A research briefing on spray cans used during the carnival in Cyprus

Every year, massive quantities of waste are discarded in the streets during the carnival festivities, culminating on the day of the big carnival parade, with 5km of mess along the central Makarios III avenue. Most of the waste is recyclable, such as empty silly-string spray cans, aluminum cans, single-use plastic bottles and glass bottles. At the moment, there is no waste reduction or recycling scheme during the Limassol carnival.

In February and March 2019, Friends of the Earth Cyprus ran a campaign to help prevent waste and encourage proper management during the Limassol Carnival. Using Zero Waste principles, Friends of the Earth prepared a flyer with tips for a more eco-friendly parade which was circulated online and in print. The campaign climaxed with an operation to collect recyclable materials after the parade. The initiative was supported by the Limassol Municipality and Green Dot, the recycling operator for Limassol City. 23 volunteers took part in the operation by covering a distance of 2.5 kilometres in 4 hours. With the use of an electronic scale, the weight of recyclable materials collected was estimated at nearly 3 tonnes. This was approximately 10-20% of the total recyclable waste generated on that day, which means that up to 27 tonnes of recyclables were left in the streets to be collected by the street sweeper trucks of the municipality, without separate collection and recovery for recycling.
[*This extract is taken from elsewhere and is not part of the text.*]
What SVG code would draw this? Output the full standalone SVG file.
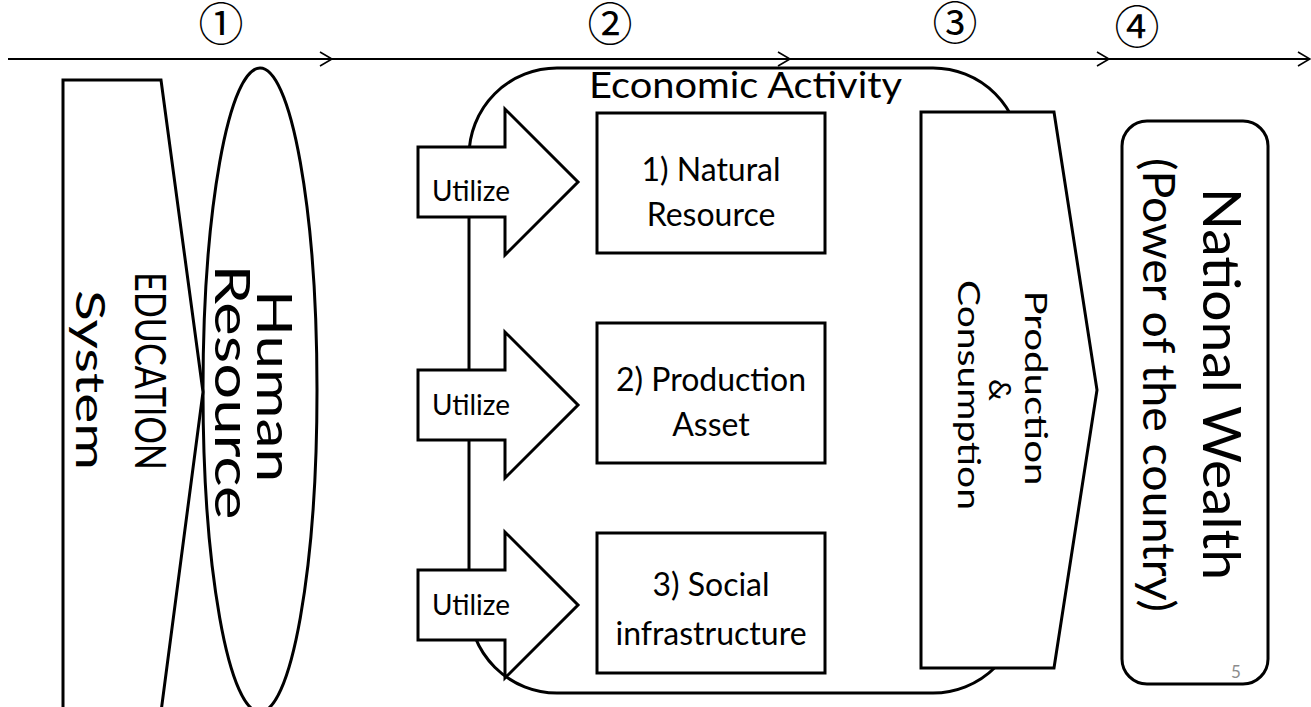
<svg xmlns="http://www.w3.org/2000/svg" width="1311" height="707" viewBox="0 0 1311 707">
<defs>
<style>
.sh{fill:#fff;stroke:#000;stroke-width:3;stroke-linejoin:miter}
.t{font-family:Lato,"Liberation Sans",sans-serif;fill:#000}
.num{font-family:"Noto Sans CJK JP","DejaVu Sans",sans-serif;fill:#000;font-size:45px;text-anchor:middle}
.tl{stroke:#000;stroke-width:1.8;fill:none}
</style>
<marker id="chev" markerUnits="userSpaceOnUse" markerWidth="16" markerHeight="16" refX="13" refY="8" orient="auto">
<path d="M1,1 L13,8 L1,15" fill="none" stroke="#000" stroke-width="1.6"/>
</marker>
</defs>
<rect width="1311" height="707" fill="#fff"/>

<g id="connectors">
<line class="tl" x1="8" y1="59" x2="332" y2="59" marker-end="url(#chev)"/>
<line class="tl" x1="332" y1="59" x2="790" y2="59" marker-end="url(#chev)"/>
<line class="tl" x1="790" y1="59" x2="1109" y2="59" marker-end="url(#chev)"/>
<line class="tl" x1="1109" y1="59" x2="1310" y2="59" marker-end="url(#chev)"/>
</g>

<g id="steps">
<text class="num" x="221" y="41">①</text>
<text class="num" x="610" y="41">②</text>
<text class="num" x="955" y="40">③</text>
<text class="num" x="1137" y="44">④</text>
</g>

<g id="economic-activity">
<rect class="sh" x="469" y="68" width="552" height="625" rx="88" ry="88"/>
<text class="t" x="589" y="98" font-size="37" textLength="313" lengthAdjust="spacingAndGlyphs">Economic Activity</text>
</g>

<g id="human-resource">
<ellipse class="sh" cx="260" cy="390" rx="57" ry="322"/>
<text class="t" transform="translate(257,386) rotate(90)" text-anchor="middle" font-size="48" textLength="192" lengthAdjust="spacingAndGlyphs">Human</text>
<text class="t" transform="translate(215,392) rotate(90)" text-anchor="middle" font-size="48" textLength="255" lengthAdjust="spacingAndGlyphs">Resource</text>
</g>

<g id="education">
<polygon class="sh" points="63,80 161,80 203,392 161,712 63,712"/>
<text class="t" transform="translate(135,371) rotate(90)" text-anchor="middle" font-size="43" textLength="198" lengthAdjust="spacingAndGlyphs">EDUCATION</text>
<text class="t" transform="translate(76,380) rotate(90)" text-anchor="middle" font-size="40" textLength="180" lengthAdjust="spacingAndGlyphs">System</text>
</g>

<g id="utilize-1">
<polygon class="sh" points="418,147 505,147 505,109 578,182 505,255 505,217 418,217"/>
<text class="t" x="471" y="201" font-size="28" text-anchor="middle" textLength="78" lengthAdjust="spacingAndGlyphs">Utilize</text>
</g>
<g id="utilize-2">
<polygon class="sh" points="418,370 505,370 505,332 578,405 505,478 505,440 418,440"/>
<text class="t" x="471" y="415" font-size="28" text-anchor="middle" textLength="78" lengthAdjust="spacingAndGlyphs">Utilize</text>
</g>
<g id="utilize-3">
<polygon class="sh" points="418,570 505,570 505,532 578,605 505,678 505,640 418,640"/>
<text class="t" x="471" y="615" font-size="28" text-anchor="middle" textLength="78" lengthAdjust="spacingAndGlyphs">Utilize</text>
</g>

<g id="natural-resource">
<rect class="sh" x="597" y="113" width="228" height="140"/>
<text class="t" x="711" y="181" font-size="32" text-anchor="middle">1) Natural</text>
<text class="t" x="711" y="226" font-size="32" text-anchor="middle">Resource</text>
</g>
<g id="production-asset">
<rect class="sh" x="597" y="323" width="228" height="140"/>
<text class="t" x="711" y="391" font-size="32" text-anchor="middle">2) Production</text>
<text class="t" x="711" y="436" font-size="32" text-anchor="middle">Asset</text>
</g>
<g id="social-infrastructure">
<rect class="sh" x="597" y="533" width="228" height="140"/>
<text class="t" x="711" y="596" font-size="32" text-anchor="middle">3) Social</text>
<text class="t" x="711" y="645" font-size="32" text-anchor="middle">infrastructure</text>
</g>

<g id="production-consumption">
<polygon class="sh" points="921,112 1054,112 1097,390 1054,668 921,668"/>
<text class="t" transform="translate(1025,388) rotate(90)" text-anchor="middle" font-size="31" textLength="195" lengthAdjust="spacingAndGlyphs">Production</text>
<text class="t" transform="translate(989,390) rotate(90)" text-anchor="middle" font-size="31">&amp;</text>
<text class="t" transform="translate(958,395) rotate(90)" text-anchor="middle" font-size="31" textLength="230" lengthAdjust="spacingAndGlyphs">Consumption</text>
</g>

<g id="national-wealth">
<rect class="sh" x="1122" y="121" width="146" height="563" rx="25" ry="25"/>
<text class="t" transform="translate(1203,384) rotate(90)" text-anchor="middle" font-size="52" textLength="392" lengthAdjust="spacingAndGlyphs">National Wealth</text>
<text class="t" transform="translate(1143,385) rotate(90)" text-anchor="middle" font-size="44" textLength="454" lengthAdjust="spacingAndGlyphs">(Power of the country)</text>
</g>

<g id="page-number">
<text x="1236" y="678" font-family="Lato,'Liberation Sans',sans-serif" font-size="17" fill="#8c8c8c" text-anchor="middle">5</text>
</g>
</svg>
Amongst these recyclable materials, the vast majority was found to be single-use carnival party spray cans (silly string and foam). At an event that attracts around 140,000 people as spectators and participants (carnivalists) –not counting the childrens’ parade and the parade at Aglantzia, Nicosia which take place the previous Sunday every year– the numbers are detrimental to the environment and human health. Friends of the Earth Cyprus collected a small sample of the most popular spray cans used during the carnival and conducted a research that is presented in this briefing.

Based on the labels of the spray cans and the research described above, the following is concluded:

  1. All four spray cans are marked “Keep away from children”.
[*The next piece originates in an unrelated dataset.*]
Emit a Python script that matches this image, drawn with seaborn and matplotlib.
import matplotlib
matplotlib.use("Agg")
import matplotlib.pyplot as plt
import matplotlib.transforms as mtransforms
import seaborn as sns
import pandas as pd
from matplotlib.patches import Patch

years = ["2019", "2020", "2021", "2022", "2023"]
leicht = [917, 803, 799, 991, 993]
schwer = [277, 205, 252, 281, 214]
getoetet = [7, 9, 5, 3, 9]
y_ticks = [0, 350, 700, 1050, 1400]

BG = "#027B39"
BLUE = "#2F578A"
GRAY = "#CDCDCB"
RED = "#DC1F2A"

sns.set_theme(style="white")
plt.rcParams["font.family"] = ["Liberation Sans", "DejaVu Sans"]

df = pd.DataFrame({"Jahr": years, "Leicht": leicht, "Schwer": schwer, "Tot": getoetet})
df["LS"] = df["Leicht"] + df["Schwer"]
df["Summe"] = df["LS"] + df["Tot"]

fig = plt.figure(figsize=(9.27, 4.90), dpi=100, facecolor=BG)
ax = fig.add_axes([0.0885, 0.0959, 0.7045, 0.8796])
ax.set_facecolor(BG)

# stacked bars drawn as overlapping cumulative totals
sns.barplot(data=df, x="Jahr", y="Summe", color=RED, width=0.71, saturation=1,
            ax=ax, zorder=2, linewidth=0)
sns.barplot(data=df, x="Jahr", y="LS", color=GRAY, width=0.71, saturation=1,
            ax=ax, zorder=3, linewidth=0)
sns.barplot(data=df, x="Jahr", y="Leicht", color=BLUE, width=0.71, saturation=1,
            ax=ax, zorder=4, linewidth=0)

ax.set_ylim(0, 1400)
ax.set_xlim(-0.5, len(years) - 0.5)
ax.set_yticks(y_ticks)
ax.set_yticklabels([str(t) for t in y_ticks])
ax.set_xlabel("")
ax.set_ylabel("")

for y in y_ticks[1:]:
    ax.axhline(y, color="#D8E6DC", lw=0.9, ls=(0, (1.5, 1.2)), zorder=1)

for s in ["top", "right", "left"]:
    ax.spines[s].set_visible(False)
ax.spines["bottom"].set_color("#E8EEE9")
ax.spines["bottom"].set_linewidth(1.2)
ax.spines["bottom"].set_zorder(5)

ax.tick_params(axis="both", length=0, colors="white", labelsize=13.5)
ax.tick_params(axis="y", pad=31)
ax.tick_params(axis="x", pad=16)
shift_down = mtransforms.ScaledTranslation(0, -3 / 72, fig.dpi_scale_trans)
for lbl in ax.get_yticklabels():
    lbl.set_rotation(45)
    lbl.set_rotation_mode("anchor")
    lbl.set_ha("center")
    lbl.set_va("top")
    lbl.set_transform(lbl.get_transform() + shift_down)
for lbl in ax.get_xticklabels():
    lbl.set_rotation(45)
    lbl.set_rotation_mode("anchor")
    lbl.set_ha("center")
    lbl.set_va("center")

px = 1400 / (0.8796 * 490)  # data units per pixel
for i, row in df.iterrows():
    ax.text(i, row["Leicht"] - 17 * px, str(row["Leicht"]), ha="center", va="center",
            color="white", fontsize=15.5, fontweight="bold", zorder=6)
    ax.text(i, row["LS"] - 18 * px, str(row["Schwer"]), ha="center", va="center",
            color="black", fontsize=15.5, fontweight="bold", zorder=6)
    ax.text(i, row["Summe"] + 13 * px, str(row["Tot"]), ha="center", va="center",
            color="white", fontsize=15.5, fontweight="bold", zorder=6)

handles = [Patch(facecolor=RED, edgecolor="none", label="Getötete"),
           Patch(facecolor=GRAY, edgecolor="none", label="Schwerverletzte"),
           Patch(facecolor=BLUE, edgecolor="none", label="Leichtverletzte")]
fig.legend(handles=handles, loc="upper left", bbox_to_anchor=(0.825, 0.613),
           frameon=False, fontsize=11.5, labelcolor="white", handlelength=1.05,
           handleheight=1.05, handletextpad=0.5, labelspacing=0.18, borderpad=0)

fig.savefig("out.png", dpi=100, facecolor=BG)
  2. All four spray cans may burst if heated.

  3. At least three spray cans may cause irritation of the respiratory tract.

  4. At least two spray cans may cause skin irritation and eye irritation.
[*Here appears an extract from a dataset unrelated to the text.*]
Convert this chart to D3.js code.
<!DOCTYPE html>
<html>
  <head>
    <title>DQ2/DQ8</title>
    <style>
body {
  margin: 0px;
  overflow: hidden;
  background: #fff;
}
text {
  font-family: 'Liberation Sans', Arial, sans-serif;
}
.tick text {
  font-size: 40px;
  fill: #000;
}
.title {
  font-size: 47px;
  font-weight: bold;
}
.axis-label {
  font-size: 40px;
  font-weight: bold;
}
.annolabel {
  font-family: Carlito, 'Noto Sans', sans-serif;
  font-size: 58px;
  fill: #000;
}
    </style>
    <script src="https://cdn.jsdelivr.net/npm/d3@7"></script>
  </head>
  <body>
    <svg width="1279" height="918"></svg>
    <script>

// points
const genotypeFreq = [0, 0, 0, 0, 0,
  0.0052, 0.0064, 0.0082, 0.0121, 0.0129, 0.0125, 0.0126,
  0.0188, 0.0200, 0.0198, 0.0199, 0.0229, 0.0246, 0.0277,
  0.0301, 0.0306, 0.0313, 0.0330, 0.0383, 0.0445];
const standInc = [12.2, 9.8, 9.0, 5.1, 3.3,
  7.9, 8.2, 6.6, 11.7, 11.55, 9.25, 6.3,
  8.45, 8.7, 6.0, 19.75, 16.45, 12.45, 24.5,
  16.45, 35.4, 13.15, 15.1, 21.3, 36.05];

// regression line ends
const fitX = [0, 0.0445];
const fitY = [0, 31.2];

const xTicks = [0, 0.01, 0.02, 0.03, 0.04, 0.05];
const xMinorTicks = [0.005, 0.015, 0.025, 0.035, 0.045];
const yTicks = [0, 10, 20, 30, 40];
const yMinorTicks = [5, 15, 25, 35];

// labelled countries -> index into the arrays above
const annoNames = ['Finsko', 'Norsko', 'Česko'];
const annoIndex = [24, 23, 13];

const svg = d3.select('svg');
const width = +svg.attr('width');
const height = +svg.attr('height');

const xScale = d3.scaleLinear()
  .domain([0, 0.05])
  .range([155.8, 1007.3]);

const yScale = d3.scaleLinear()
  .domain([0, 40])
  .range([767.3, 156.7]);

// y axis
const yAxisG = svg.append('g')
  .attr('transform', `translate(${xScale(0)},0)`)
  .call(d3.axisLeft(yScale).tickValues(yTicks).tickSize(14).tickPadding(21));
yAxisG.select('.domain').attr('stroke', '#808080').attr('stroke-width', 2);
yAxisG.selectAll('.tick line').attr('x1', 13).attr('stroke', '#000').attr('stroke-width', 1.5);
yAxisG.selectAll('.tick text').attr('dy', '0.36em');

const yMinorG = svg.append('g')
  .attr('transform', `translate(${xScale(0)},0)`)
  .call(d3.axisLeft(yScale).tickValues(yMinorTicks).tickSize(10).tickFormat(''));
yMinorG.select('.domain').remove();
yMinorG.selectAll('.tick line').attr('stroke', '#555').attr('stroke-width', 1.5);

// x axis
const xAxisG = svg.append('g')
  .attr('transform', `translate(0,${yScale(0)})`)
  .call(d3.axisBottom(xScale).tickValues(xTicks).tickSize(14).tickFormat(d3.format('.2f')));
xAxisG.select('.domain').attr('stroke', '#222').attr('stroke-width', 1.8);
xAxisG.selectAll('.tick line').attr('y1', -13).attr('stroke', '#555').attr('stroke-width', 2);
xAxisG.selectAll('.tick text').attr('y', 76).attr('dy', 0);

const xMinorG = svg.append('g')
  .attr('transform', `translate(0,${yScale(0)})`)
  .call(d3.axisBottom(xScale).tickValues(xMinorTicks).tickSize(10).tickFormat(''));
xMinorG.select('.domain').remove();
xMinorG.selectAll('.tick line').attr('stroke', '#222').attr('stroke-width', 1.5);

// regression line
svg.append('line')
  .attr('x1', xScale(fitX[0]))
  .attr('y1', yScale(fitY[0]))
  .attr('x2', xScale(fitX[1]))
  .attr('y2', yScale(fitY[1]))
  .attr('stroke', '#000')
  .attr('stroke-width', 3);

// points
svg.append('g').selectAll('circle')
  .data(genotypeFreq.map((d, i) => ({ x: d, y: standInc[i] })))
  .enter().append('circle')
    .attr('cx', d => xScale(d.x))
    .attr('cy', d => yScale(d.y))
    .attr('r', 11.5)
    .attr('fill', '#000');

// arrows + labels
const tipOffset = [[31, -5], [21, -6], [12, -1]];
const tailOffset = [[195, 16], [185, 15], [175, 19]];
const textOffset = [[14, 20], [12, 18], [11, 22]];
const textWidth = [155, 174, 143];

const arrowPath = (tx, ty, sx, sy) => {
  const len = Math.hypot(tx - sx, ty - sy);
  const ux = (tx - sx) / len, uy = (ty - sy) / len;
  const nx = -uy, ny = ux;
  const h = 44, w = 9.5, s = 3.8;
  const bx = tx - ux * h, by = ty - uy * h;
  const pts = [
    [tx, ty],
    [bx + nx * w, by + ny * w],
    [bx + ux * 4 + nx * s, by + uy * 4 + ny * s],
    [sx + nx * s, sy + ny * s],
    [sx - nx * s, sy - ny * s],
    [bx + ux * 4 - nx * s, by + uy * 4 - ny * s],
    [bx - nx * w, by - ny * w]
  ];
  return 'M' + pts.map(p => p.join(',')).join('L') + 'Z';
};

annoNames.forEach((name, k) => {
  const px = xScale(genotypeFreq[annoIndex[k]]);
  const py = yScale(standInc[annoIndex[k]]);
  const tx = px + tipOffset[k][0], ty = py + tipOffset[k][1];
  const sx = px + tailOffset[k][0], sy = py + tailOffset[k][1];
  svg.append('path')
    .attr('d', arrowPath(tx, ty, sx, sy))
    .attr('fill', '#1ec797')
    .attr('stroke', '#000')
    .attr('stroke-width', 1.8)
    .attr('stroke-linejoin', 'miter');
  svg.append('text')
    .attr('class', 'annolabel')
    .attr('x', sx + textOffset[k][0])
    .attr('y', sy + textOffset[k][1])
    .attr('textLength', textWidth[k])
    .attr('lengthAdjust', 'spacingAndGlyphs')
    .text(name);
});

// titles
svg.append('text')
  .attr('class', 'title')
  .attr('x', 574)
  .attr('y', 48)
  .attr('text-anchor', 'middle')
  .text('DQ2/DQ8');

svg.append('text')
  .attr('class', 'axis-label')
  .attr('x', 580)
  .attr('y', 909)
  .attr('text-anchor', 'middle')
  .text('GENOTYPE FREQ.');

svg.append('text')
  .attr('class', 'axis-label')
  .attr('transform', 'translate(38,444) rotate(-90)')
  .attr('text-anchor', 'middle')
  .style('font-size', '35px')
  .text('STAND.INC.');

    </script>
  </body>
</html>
  5. One spray can is flammable (it bears the flame symbol and the marking “ONLY FOR PROFESSIONAL USE”). This means that it must not be marketed for sale to the wider public and must not be used by non-professionals, in accordance with the EU REACH Regulation.

  6. All spray cans are considered hazardous waste if they are not completely empty and must be disposed of correctly.

  7. All spray cans contribute to poor air quality, and more particularly, high levels of particulate matter concentration (PM10) that can have adverse effects on human health.

  8. At least 50% by weight of all sprays must be collected by the businesses placing them on the market through the recycling operators in accordance with the Packaging and Packaging Waste Law.